All of this transition, both the letting go and embracing the new, can be overwhelming at times. It is also very rewarding.  Dreams died. A person died. Time was stolen. Promises were broken. Families fell apart. Children were left standing in the rubble while their parents were left to pick up the pieces and move forward with their lives. And two people found each other when it may have seemed that all hope was lost.

I harbor some guilt about how I was in my previous relationship. I know that Bill loved me and he was very happy in our relationship. But after a sudden death like that, without a goodbye or a chance to say certain things, it's common to feel guilt. I think about how I could have maybe been a better wife. At least in certain circumstances. Maybe I shouldn't have gotten angry with him for._____, or maybe I should have done ______ differently. I also have guilt because I get to be here and he does not. And sometimes I have guilt about missing him and loving him and being incredibly sad that he is gone, while loving another man and the life we are creating together. Not because I feel it is wrong to be loving another man, but because I want to be able to focus my energy on my current relationship and I don't want my sadness to take away from that. But that grief is a part of me and always will be. Ultimately, I have to surrender to that guilt and let it go. And that can be difficult.

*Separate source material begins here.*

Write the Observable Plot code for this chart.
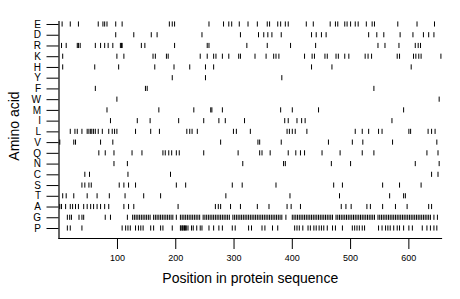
<!DOCTYPE html>
<html>
<head>
<meta charset="utf-8">
<script src="https://cdn.jsdelivr.net/npm/d3@7"></script>
<script src="https://cdn.jsdelivr.net/npm/@observablehq/plot@0.6"></script>
<style>
  html, body { margin: 0; padding: 0; background: #fff; overflow: hidden; }
  #chart { width: 460px; height: 299px; }
</style>
</head>
<body>
<div id="chart"></div>
<script>
// Categories (top to bottom)
const aminoAcids = ["E","D","R","K","H","Y","F","W","M","I","L","V","Q","N","C","S","T","A","G","P"];
const xTicks = [100, 200, 300, 400, 500, 600];
const seqLength = 656;

// Positions of each amino acid in the protein sequence
const posE = [5,19,33,67,75,78,82,97,108,189,194,198,257,282,291,296,309,324,340,357,361,375,380,388,393,424,436,465,474,478,490,494,500,508,513,527,537,541,581,614,644];
const posD = [97,128,158,168,245,311,342,351,358,365,381,433,441,450,458,531,545,557,585,607,625,634,643];
const posR = [4,12,31,33,36,62,71,78,84,92,105,107,108,141,147,198,254,257,322,357,397,440,547,559,583,611,616,620];
const posK = [6,99,111,161,165,184,187,242,254,265,269,280,291,308,311,336,355,368,372,377,421,434,438,456,460,475,479,490,497,525,530,536,580,584,608,612,617,621,655];
const posH = [6,61,102,164,197,224,251,265,433,468,604];
const posY = [194,251,382];
const posF = [62,148,151,540];
const posW = [99,652];
const posM = [82,171,231,260,262,280,380,400,445,591];
const posI = [88,134,156,205,248,274,285,318,387,393,408,416,422,571];
const posL = [19,27,31,39,48,51,54,56,59,62,67,74,85,91,95,99,131,157,172,219,224,228,237,299,304,328,391,395,400,405,425,508,520,531,548,554,600,603,633,639,645];
const posV = [1,25,28,71,92,277,341,344,381,462,503,521,572,648];
const posQ = [68,79,94,125,142,178,182,188,193,201,206,248,307,344,348,362,393,406,414,421,451,482,520,540,631,650];
const posN = [94,117,315,385,388,467,500,611,652];
const posC = [44,52,118,191,639,650];
const posS = [39,44,51,55,103,111,119,131,201,217,297,314,372,471,486,555,584,621];
const posT = [6,12,25,48,65,86,113,145,174,286,396,481,567,591,594];
const posA = [1,4,11,19,23,28,33,42,48,54,59,65,71,78,85,111,119,128,204,268,273,277,294,311,340,360,391,398,414,484,492,501,528,534,555,577,597,634,639];
const posG = [14,18,21,34,39,42,79,88,117,
  126,129,132,135,138,141,144,147,150,153,156,162,165,168,171,174,177,180,183,186,189,192,195,
  201,
  208,211,214,217,220,223,226,229,232,235,238,241,247,250,253,256,259,262,265,268,271,274,277,280,283,286,289,292,298,301,304,307,310,313,316,319,322,325,328,331,334,337,340,343,346,349,352,355,358,361,364,367,370,373,376,379,382,
  389,
  400,403,406,409,412,415,418,421,424,427,430,433,436,439,442,445,448,451,454,457,460,463,466,469,475,478,481,484,487,490,493,496,499,502,505,508,511,514,517,520,523,526,529,532,535,538,541,547,550,553,556,559,562,565,568,571,574,577,580,583,586,589,592,595,598,601,604,607,610,613,616,619,622,625,628,631,634,637,
  643,649];
const posP = [14,19,39,108,114,118,122,131,136,140,144,157,162,174,178,194,208,209,211,212,214,215,217,218,221,227,230,236,242,245,257,265,274,280,297,302,325,330,348,353,366,375,404,408,412,418,427,431,437,441,446,450,454,460,469,474,486,503,507,511,515,520,524,548,554,560,564,568,574,580,584,591,600,606,623,631,637,643,648];

const positions = {E: posE, D: posD, R: posR, K: posK, H: posH, Y: posY, F: posF, W: posW, M: posM, I: posI,
  L: posL, V: posV, Q: posQ, N: posN, C: posC, S: posS, T: posT, A: posA, G: posG, P: posP};

const rows = aminoAcids.flatMap(aa => positions[aa].map(pos => ({aa, pos})));

const chart = Plot.plot({
  width: 460,
  height: 299,
  marginLeft: 58.5,
  marginRight: 19,
  marginTop: 21,
  marginBottom: 61,
  style: {fontFamily: "'Liberation Sans', Arial, Helvetica, sans-serif", background: "white", color: "black", overflow: "visible"},
  x: {domain: [0, seqLength], range: [58.7, 441]},
  y: {type: "band", domain: aminoAcids, range: [18.63, 233.37], padding: 0, round: false},
  marks: [
    Plot.frame({anchor: "left", stroke: "black", strokeWidth: 1.2}),
    Plot.frame({anchor: "bottom", stroke: "black", strokeWidth: 1.2}),
    Plot.tickX(rows, {x: "pos", y: "aa", stroke: "black", strokeWidth: 1, insetTop: 2.8, insetBottom: 2.8}),
    Plot.axisY({tickSize: 12, tickPadding: 6, fontSize: 10, label: null}),
    Plot.axisX({ticks: xTicks, tickSize: 11, tickPadding: 5, fontSize: 9, label: null}),
    Plot.text(["Position in protein sequence"], {frameAnchor: "bottom", dy: 40, lineAnchor: "middle", fontSize: 14, fill: "black"}),
    Plot.text(["Amino acid"], {frameAnchor: "left", dx: -44, dy: -4, rotate: -90, textAnchor: "middle", lineAnchor: "middle", fontSize: 14, fill: "black"})
  ]
});

document.getElementById("chart").appendChild(chart);
</script>
</body>
</html>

Sometimes the surrender means crying alone in the car. Or in the closet. Or in the checkout line at the grocery store. Sometimes it's a good sweat session at the gym or outside to help free myself of the should haves and would haves and to allow me to focus on the now. Therapy. Having deep and sometimes difficult conversations with David. It means time away. With each other. Separately. With kids. Without kids.

Sometimes it can be really hard to focus on the present without letting our fears and insecurities about what happened in our previous relationships get in the way. But we can't spend our lives always looking in the rear view mirror, because that isn't really living. We just keep moving forward. Grateful for a second chance. Knowing that the love we share will carry us through so long as we keep that in focus. And while we continue on we carry with us both the joy and the sorrow as we move forward, together.